Siding with Republicans, again and again
When George Latimer was elected chair of the Westchester County Board of Legislators in 1999, he became the first Democrat to ever hold the position. Later, as a member of the state Senate, Latimer aligned himself with a group of lawmakers who denied Democrats the majority that voters had handed to them.
The Independent Democratic Conference was a group of legislators who were elected as Democrats but caucused with Republicans in exchange for plum committee assignments. Between its formation in 2011 and dissolution in 2018, the IDC was instrumental in handing Republicans a working majority in the upper chamber. Its leader, former state Sen. Jeff Klein, represented parts of Westchester County, making him a close ally — and generous financier — for Latimer’s campaigns.
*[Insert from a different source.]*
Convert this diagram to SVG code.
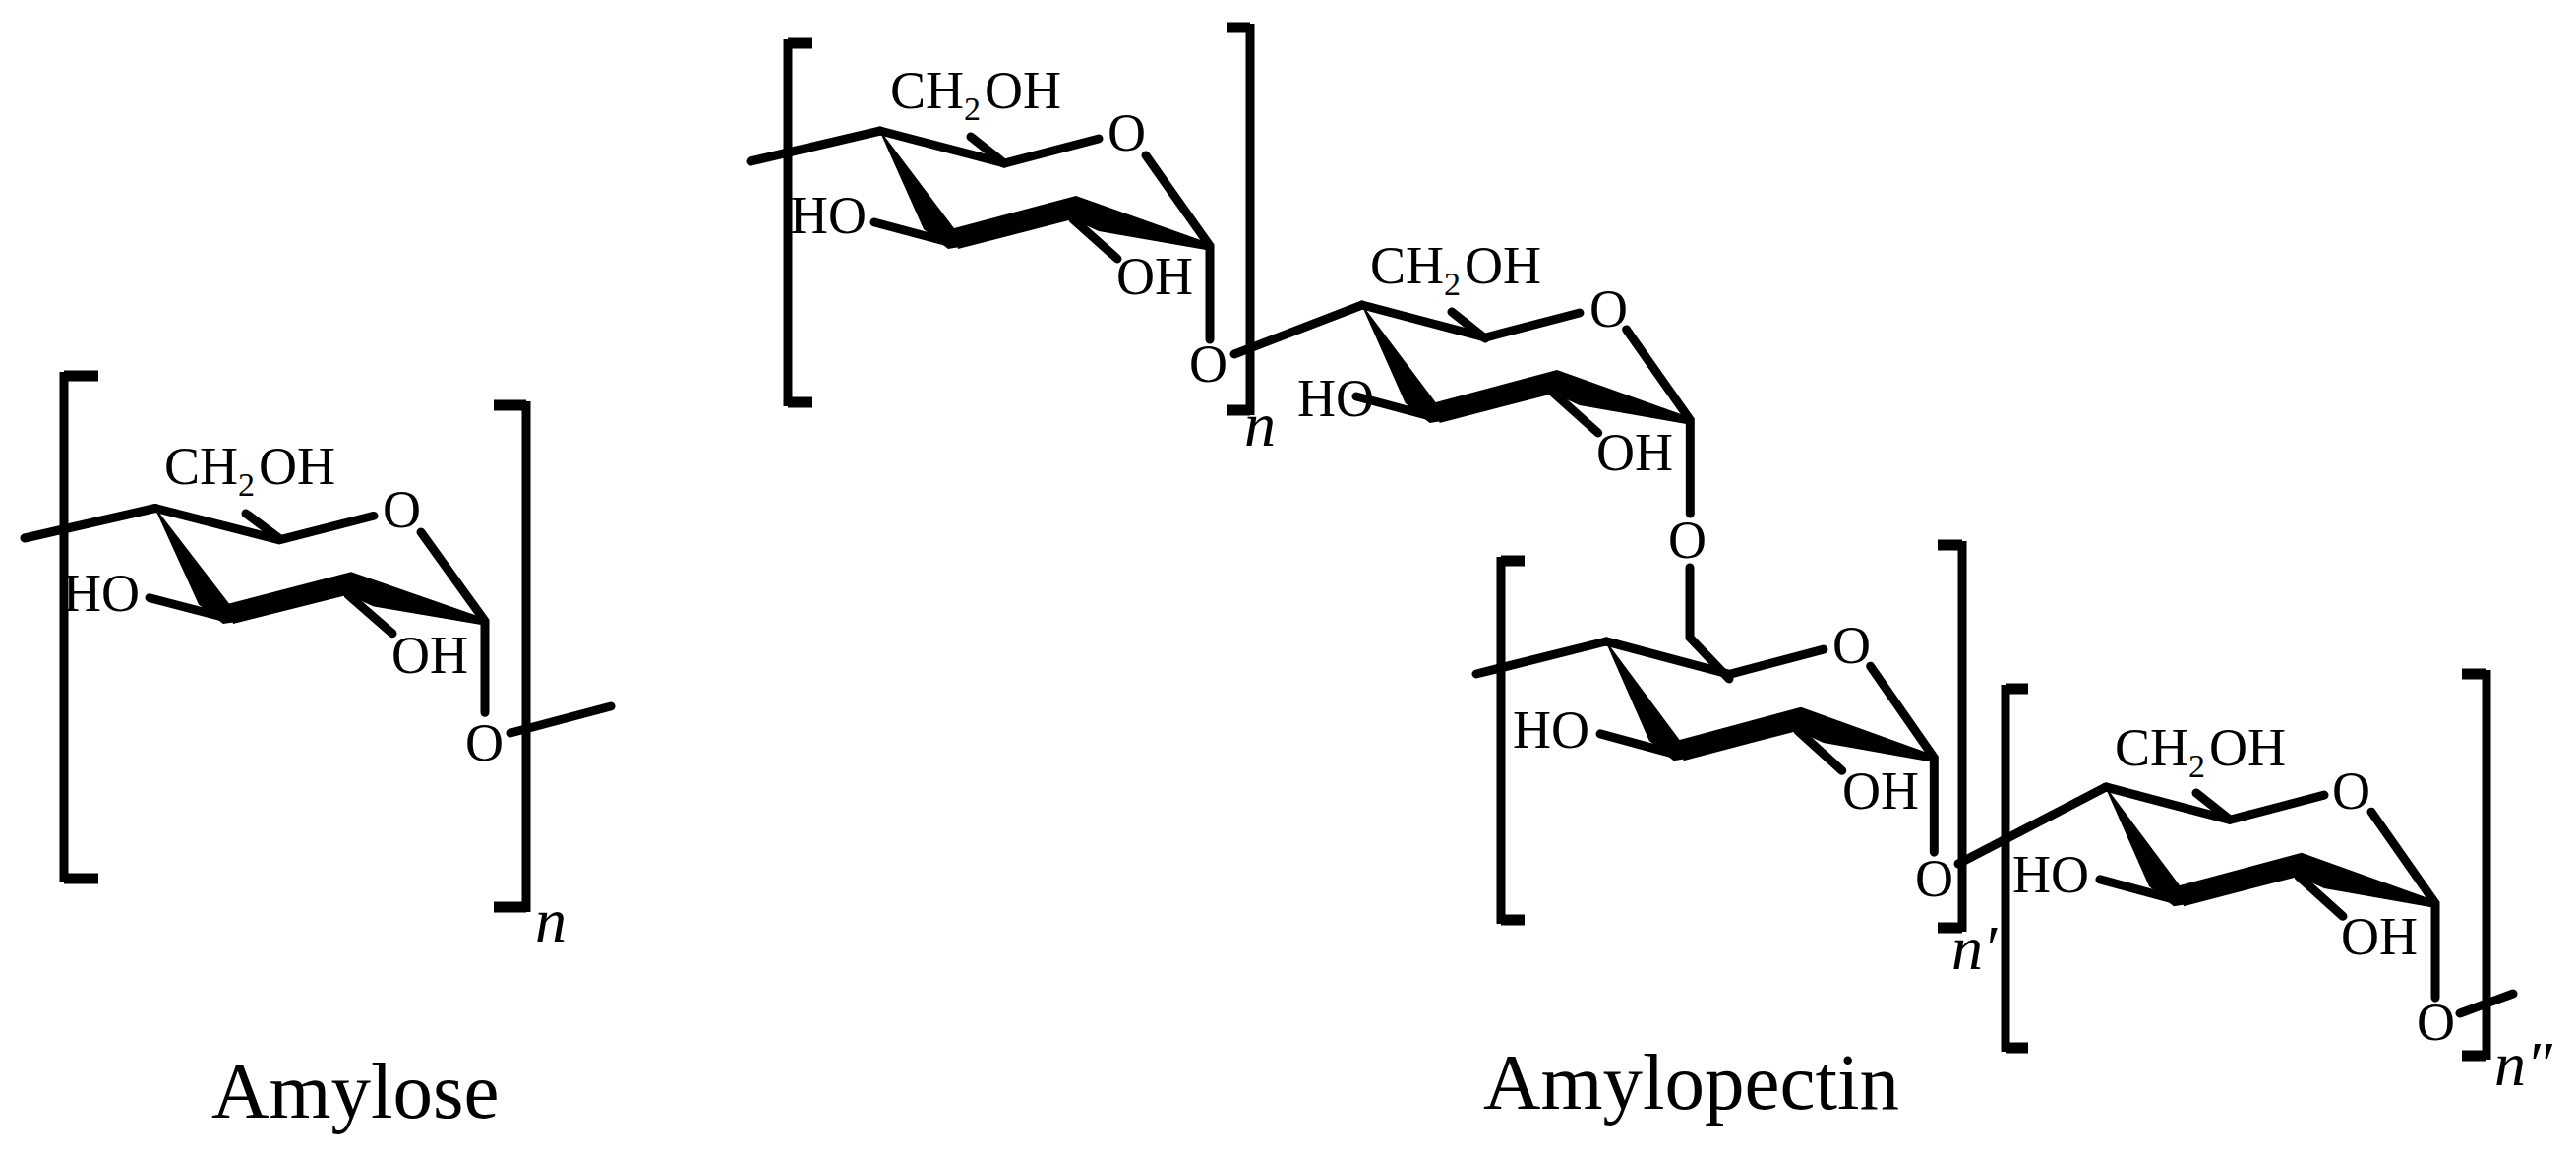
<svg xmlns="http://www.w3.org/2000/svg" width="2619" height="1175" viewBox="0 0 2619 1175">
<style>
text{font-family:"Liberation Serif","Times New Roman",serif;fill:#000}
.t{font-size:54px}
.s{font-size:34px}
.i{font-size:64px;font-style:italic}
.c{font-size:81px}
.b{fill:none;stroke:#000;stroke-width:9;stroke-linecap:round;stroke-linejoin:miter}
.k{fill:none;stroke:#000;stroke-width:9}
.h{fill:none;stroke:#000;stroke-width:11}
</style>
<defs>
<g id="ring">
<path class="b" d="M0 0L126 33L222 8M270 25L335 117V212M-6 93L69 113M196 90L241 130"/>
<path d="M-2 -3L75 99L81 118 69 120 44 100ZM75 99L199 66L195.5 90L79 120ZM199 66L337 115L331 121L222 102L195.5 90Z"/>
</g>
</defs>
<rect width="2619" height="1175" fill="#fff"/>
<g id="amylose-unit">
<path class="k" d="M65 378V897M535 408V927"/>
<path class="h" d="M65 382H100M65 893H100M535 412H502M535 922H502"/>
<use href="#ring" transform="translate(158 516.5) scale(1 .98)"/>
<path class="b" d="M25 547L158 516.5M250 522L285 548M519 745L621 718"/>
<text class="t" x="167" y="492">CH<tspan class="s" dy="12">2</tspan><tspan dy="-12" dx="4">OH</tspan></text>
<text class="t" x="64" y="621">HO</text>
<text class="t" x="398" y="684">OH</text>
<text class="t" x="389" y="536">O</text>
<text class="t" x="473" y="773">O</text>
<text class="i" x="544" y="957">n</text>
</g>
<g id="amylopectin-unit-1">
<path class="k" d="M801 40V413M1271 24V422"/>
<path class="h" d="M801 44H826M801 409H826M1271 28H1247M1271 417H1247"/>
<use href="#ring" transform="translate(895 133)"/>
<path class="b" d="M763 164L895 133M987 139L1021 166"/>
<text class="t" x="905" y="110">CH<tspan class="s" dy="12">2</tspan><tspan dy="-12" dx="4">OH</tspan></text>
<text class="t" x="803" y="237">HO</text>
<text class="t" x="1135" y="299">OH</text>
<text class="t" x="1126" y="153">O</text>
<text class="t" x="1209" y="388">O</text>
<text class="i" x="1265" y="453">n</text>
</g>
<g id="amylopectin-unit-2">
<use href="#ring" transform="translate(1385 310) scale(.995 1)"/>
<path class="b" d="M1255 360L1385 310M1476 317L1510 344"/>
<text class="t" x="1393" y="288">CH<tspan class="s" dy="12">2</tspan><tspan dy="-12" dx="4">OH</tspan></text>
<text class="t" x="1319" y="423">HO</text>
<text class="t" x="1623" y="478">OH</text>
<text class="t" x="1616" y="332">O</text>
<text class="t" x="1696" y="567">O</text>
</g>
<g id="amylopectin-unit-3">
<path class="k" d="M1526 566V939M1995 550V947"/>
<path class="h" d="M1526 570H1550M1526 935H1550M1995 554H1970M1995 943H1970"/>
<use href="#ring" transform="translate(1633 652) scale(.995 1.01)"/>
<path class="b" d="M1501 685L1633 652"/>
<text class="t" x="1538" y="760">HO</text>
<text class="t" x="1873" y="822">OH</text>
<text class="t" x="1863" y="674">O</text>
<text class="t" x="1947" y="911">O</text>
<text class="i" x="1984" y="985">n′</text>
</g>
<g id="amylopectin-unit-4">
<path class="k" d="M2039 696V1069M2528 681V1077"/>
<path class="h" d="M2039 700H2062M2039 1065H2062M2528 685H2503M2528 1073H2503"/>
<use href="#ring" transform="translate(2141 800) scale(1 1.01)"/>
<path class="b" d="M1991 878L2141 800M2233 806L2267 833M2501 1030L2555 1010"/>
<text class="t" x="2150" y="778">CH<tspan class="s" dy="12">2</tspan><tspan dy="-12" dx="4">OH</tspan></text>
<text class="t" x="2046" y="907">HO</text>
<text class="t" x="2380" y="970">OH</text>
<text class="t" x="2371" y="822">O</text>
<text class="t" x="2457" y="1057">O</text>
<text class="i" x="2536" y="1103">n″</text>
</g>
<g id="connectors">
<path class="b" d="M1718 577V648L1758 690"/>
</g>
<text class="c" x="215" y="1136">Amylose</text>
<text class="c" x="1508" y="1127">Amylopectin</text>
</svg>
Latimer never joined the IDC, but he aligned ideologically with both its members and former Gov. Andrew Cuomo, who supported the caucus. Both Klein and Latimer were were proponents of school privatization, no surprise for lawmakers from one of the wealthiest counties in the state.
Naturally, they both backed a GOP dream bill pushed by Cuomo that would have allowed individuals and corporations to divert three-quarters of their state income tax into donations for charter or private schools. It would have robbed New York of at least $100 million in revenue, and the same policy is now used by at least 21 states to help wealthy residents stack up deep tax cuts, draining the public education system.
(Incidentally, Latimer had a second house fall into foreclosure last fall, this one for tax delinquency. The trouble first became public in 2017, when Latimer was running for the top job in Westchester County, and by last October, the debt had reached $77,000 — including around $20,000 in unpaid school taxes.)
Democrats in the Assembly ultimately killed the bill to legalize the private school donation tax scheme, but Latimer’s work did not go unrewarded: The IDC took in hundreds of thousands of dollars from school privatization advocates, and in 2014 alone, it donated $40,000 to Latimer’s campaign.
It was a lot of money for a state legislative race, especially a decade ago. It also pales in comparison to the record $14.5 million that AIPAC, which is largely funded by conservative Republicans and ultra-wealthy donors, has poured into Latimer’s campaign for Congress this year.
The Democratic primary takes place on June 25th.